Milling the y-axis end plates:

A project log for Building a Shapeoko 3 from Scratch

Let's find out if I can use my little X-carve to build a bigger and better CNC router.

Caleb PetersCaleb Peters 04/28/2016 at 15:510 Comments

I have a feeling from now on the project will have slow but steady progress. So with that, let's take a look at the bit of progress I did get accomplished.
I've done quite a bit of milling aluminum on my little X-carve, so cutting out a few profiles for the bolts to attach the end plates to the y-axis extrusions and the table frame really isn't anything groundbreaking.

2X 3" x 8" 1/4" thick 6061 aluminum plate
2X 5" x 8" 1/4" thick 6061 aluminum plate

Feeds and Speeds:
Depth of cut = 0.3mm
Spindle speed = 13000 RPM
Feed rate = 160mm/min
Plunge rate = 100mm/min

Build process:
The build process was very straightforward. This is due in part to the fact that I used material that was already at the desired final dimensions. Essentially, all I had to do was mill eight small profile operations for the 1/4" screws to attach the plates to the rails and frame.

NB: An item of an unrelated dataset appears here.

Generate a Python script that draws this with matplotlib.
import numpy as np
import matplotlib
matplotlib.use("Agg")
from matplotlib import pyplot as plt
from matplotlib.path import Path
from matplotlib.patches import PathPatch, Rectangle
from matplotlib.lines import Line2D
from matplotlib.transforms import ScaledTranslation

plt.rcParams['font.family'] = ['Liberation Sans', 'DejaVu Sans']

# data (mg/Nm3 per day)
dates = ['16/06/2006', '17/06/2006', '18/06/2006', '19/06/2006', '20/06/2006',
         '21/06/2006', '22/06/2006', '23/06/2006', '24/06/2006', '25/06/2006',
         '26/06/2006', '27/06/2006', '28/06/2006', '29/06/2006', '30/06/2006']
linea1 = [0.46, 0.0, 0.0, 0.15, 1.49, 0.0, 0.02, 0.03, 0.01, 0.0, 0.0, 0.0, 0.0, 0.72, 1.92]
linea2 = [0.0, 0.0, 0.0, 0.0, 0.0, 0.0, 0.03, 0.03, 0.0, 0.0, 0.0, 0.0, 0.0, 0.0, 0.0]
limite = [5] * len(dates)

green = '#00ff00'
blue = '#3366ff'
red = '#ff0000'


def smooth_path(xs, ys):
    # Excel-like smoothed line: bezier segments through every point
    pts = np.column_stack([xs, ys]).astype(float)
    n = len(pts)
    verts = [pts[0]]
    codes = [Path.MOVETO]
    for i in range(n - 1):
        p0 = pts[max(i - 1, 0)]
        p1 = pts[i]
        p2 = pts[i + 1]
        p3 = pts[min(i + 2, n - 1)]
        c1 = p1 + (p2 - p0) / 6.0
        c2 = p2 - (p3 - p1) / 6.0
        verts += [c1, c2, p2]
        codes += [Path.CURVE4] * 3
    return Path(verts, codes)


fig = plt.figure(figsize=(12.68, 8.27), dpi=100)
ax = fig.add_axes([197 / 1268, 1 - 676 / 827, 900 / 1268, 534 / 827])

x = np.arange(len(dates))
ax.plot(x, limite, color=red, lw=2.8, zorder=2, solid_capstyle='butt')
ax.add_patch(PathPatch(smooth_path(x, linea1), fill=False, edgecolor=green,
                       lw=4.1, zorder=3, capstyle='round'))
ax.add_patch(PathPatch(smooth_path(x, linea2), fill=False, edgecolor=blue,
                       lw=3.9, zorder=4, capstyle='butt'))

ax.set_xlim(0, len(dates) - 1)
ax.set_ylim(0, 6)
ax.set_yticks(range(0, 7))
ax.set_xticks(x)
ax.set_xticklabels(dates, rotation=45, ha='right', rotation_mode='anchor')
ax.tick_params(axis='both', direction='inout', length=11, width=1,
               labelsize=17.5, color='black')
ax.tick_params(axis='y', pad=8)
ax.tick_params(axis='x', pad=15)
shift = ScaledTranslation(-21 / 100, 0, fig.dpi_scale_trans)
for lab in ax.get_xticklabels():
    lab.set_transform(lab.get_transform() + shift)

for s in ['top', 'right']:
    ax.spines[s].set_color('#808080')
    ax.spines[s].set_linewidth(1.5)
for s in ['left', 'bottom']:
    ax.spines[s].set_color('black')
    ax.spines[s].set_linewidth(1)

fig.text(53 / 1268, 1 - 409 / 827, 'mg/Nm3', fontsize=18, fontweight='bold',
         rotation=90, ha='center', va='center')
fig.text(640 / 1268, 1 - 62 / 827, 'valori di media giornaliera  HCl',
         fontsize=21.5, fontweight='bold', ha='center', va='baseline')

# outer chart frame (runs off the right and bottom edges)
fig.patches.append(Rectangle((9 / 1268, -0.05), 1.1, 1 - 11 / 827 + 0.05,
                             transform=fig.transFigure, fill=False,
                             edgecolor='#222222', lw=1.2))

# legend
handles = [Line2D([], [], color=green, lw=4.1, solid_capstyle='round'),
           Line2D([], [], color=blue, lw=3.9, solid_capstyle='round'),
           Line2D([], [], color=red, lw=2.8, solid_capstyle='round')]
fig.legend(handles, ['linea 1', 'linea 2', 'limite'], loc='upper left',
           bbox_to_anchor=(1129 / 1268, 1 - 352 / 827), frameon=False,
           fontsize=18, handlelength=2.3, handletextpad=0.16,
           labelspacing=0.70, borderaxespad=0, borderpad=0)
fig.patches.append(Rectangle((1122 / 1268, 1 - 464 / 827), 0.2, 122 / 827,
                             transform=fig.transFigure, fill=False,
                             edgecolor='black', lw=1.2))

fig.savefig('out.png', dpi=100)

Since I was doing multiples of the same job, I bolted three stacks of washers to my table in order to allow me to quickly square up the pieces of material in the same place multiple times.
The stacks of washers did take a bit of work to get right. Mostly because each one is slightly different, and they like to shift around, but with a little bit of work I think it turned out quite serviceable.
As I said earlier, I've done quite a bit of aluminum milling on my X-carve. In the past I've exclusively used a 1/8" carbide single flute bit. However, in the case of this project, I decided to try out one of destiny tool's 1/8" Viper end mill. I'm not going to hold you in suspense, it was a great decision! These little things rock for one reason or another. To go over its specs, it's a high helix 1/8" three flute carbide end mill with a coat they refer to as "stealth." When milling aluminum in the past, I've always used WD-40 or some sort of cutting oil. Although, I found that this end mill worked exceptionally well when I stopped using cutting oil and just placed the vacuum nozzle close to where the bit was milling. But, enough of me gushing about the fancy end mill.
It only took two hours to mill out all four plates, and I have to say I think they turned out quite nice. Fitting the plates onto the ends of the two y-axis rails was a pretty good test of whether or not I placed the threaded holes at the ends of the rails accurately, and at least for now it looks good enough to work.